Prologue
Dans les semaines et les mois qui ont suivi l’assassinat de mes enfants, j’ai cru mourir moi aussi. D’abord sont venus la douleur et le désespoir. Puis, plus sournoisement, s’est installée en moi l’envie de rien. Sentiment confus du non-sens de la vie. Trou noir dans ma tête… Allais-je lâcher prise ? Finir mon existence comme un légume ? Je ne me le demandais même pas, trop absente pour organiser en moi-même la moindre réflexion.
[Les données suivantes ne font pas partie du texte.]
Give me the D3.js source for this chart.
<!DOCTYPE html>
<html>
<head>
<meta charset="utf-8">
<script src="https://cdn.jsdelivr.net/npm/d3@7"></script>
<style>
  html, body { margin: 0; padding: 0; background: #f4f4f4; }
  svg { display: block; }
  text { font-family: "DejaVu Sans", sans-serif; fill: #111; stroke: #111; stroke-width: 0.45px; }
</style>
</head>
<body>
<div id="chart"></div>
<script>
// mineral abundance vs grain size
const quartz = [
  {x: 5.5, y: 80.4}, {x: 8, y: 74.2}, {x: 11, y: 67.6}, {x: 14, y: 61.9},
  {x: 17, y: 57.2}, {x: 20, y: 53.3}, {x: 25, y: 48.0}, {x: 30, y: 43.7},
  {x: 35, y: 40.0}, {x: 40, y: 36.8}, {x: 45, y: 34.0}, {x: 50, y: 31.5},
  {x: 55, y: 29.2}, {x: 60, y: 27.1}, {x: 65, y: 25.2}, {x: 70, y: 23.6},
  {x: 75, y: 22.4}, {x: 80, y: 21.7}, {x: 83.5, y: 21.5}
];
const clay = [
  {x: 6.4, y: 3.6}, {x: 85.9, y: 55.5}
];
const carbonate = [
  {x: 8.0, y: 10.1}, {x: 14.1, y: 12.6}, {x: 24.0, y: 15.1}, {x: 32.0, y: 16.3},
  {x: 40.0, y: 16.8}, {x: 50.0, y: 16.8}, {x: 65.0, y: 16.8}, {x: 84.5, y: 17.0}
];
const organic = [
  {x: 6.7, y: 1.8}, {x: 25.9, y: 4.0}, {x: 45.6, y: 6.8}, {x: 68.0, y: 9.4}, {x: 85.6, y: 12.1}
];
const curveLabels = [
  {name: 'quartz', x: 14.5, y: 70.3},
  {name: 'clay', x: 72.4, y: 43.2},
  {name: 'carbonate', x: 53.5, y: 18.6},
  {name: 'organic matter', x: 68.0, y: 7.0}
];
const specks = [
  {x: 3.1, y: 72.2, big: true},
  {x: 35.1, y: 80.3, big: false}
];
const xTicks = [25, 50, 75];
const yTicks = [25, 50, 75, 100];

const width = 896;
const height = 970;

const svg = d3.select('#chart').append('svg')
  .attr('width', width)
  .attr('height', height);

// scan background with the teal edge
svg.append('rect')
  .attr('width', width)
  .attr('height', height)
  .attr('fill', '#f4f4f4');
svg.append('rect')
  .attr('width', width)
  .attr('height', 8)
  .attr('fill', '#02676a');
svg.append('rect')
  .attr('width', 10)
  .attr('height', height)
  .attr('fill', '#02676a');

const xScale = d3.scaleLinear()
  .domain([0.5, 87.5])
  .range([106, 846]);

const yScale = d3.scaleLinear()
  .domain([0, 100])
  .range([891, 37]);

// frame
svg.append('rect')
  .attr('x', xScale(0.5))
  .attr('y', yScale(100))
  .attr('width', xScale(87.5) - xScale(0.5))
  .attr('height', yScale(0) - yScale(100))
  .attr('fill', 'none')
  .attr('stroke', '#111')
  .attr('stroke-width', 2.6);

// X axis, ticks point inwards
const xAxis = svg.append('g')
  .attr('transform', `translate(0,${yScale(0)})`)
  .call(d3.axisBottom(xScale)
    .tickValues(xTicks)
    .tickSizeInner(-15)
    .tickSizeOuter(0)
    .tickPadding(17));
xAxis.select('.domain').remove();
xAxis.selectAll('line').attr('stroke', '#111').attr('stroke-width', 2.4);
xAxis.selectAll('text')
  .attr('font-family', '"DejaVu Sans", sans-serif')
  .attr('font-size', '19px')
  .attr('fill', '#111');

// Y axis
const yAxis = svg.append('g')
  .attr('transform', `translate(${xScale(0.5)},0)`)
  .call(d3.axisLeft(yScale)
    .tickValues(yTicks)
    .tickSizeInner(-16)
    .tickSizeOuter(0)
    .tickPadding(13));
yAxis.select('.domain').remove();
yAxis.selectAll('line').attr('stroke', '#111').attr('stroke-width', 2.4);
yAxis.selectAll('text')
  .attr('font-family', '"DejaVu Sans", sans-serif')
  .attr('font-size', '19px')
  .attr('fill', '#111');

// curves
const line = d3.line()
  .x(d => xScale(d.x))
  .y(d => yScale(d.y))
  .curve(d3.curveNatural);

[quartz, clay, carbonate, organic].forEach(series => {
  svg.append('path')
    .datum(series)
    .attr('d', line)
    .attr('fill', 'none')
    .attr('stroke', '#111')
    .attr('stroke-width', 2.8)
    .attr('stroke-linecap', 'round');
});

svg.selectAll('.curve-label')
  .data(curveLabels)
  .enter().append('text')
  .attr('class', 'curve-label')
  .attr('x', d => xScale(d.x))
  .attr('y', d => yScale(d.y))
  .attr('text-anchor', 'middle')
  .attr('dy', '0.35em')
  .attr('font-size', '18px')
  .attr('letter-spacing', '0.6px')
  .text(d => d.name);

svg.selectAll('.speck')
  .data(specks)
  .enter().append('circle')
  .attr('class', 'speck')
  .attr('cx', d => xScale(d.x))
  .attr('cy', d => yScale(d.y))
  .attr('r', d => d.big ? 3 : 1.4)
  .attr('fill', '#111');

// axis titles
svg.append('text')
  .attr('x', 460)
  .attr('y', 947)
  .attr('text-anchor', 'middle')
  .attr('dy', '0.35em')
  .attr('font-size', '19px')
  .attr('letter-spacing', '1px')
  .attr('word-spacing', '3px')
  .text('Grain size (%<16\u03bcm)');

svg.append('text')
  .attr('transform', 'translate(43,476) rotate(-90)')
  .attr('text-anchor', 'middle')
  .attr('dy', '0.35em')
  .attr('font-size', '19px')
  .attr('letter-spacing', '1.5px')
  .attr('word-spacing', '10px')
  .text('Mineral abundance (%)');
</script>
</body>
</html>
Abandon des jours qui passent, errance, glissade vers la folie sans doute… Puis peu à peu, sans que je ne décide rien, et comme s’imposant de lui-même, l’amour de mes enfants assassinés est remonté à la surface.
Le soleil avait percé les nuages…
Hélène ! Christophe ! Je vous revois souriants et joyeux, confiants dans la vie et dans les autres, tellement vivants dans mon cœur ! Tellement vivants que je veux vivre moi aussi…
C’est le temps qui a fait son œuvre.
Surgit alors l’envie de raconter. Une envie plus forte que tout et qui s’impose à moi comme une évidence. Oui, ce drame que j’ai vécu, je veux le partager avec le plus grand nombre, pour évacuer cette peine trop longtemps contenue… en essayant de dire l’indicible. Écrire pour tourner la page de ces années de galère. Parce que je ne veux pas seulement me soigner (soi… nier), je veux guérir ! (gai… rire).
J’ai tellement de choses à dire…
Bon nombre de gens auront gardé le souvenir du double meurtre d’Ornex (Ain). Largement reprise dans la presse, la nouvelle du drame a assez ému la région franc-comtoise pour imprégner les mémoires ; un événement dont la date restera gravée à jamais au plus profond de mon âme…
C’était le 1er janvier 1996.
On se demandera alors pourquoi j’ai attendu si longtemps pour coucher sur le papier le fardeau du malheur.
Seize ans !!!
Il m’a fallu seize ans pour retrouver le goût, et j’ose dire, la joie de vivre ; celle qui donne l’énergie d’écrire. Pour retrouver aussi cette tranquillité, cette paix de l’esprit, sans laquelle seule la colère parle, transformant la réalité des faits et des circonstances en un cri.
Seize ans pour me reconstruire, atteindre la lucidité, le détachement qui permettent de dire les choses telles qu’elles se sont passées, sans fard, sans excès, sans injustice. Tout ce temps aussi pour atteindre, approcher devrais-je dire, la vérité. Vérité que j’estime devoir, par-delà la mort, à Hélène, à Christophe, à moi-même.
Et pour être sûre de tenir à distance la passion, je décide d’écrire à la troisième personne. Ce sera « Carole, elle » plutôt que « moi, je ».
Reste à poser la question du pourquoi… Alors… pourquoi ce livre ?
UN LIVRE POUR ÉVACUERla peine, je l’ai dit. Et puis…
UN LIVRE POUR METTRE EN LUMIÈRE aux yeux de tous, les lenteurs de l’imposante machine qu’est la justice pénale, et bien plus encore, les incompréhensions de la procédure civile qui n’a pas pu, pas su, pas voulu barrer la route au malheur.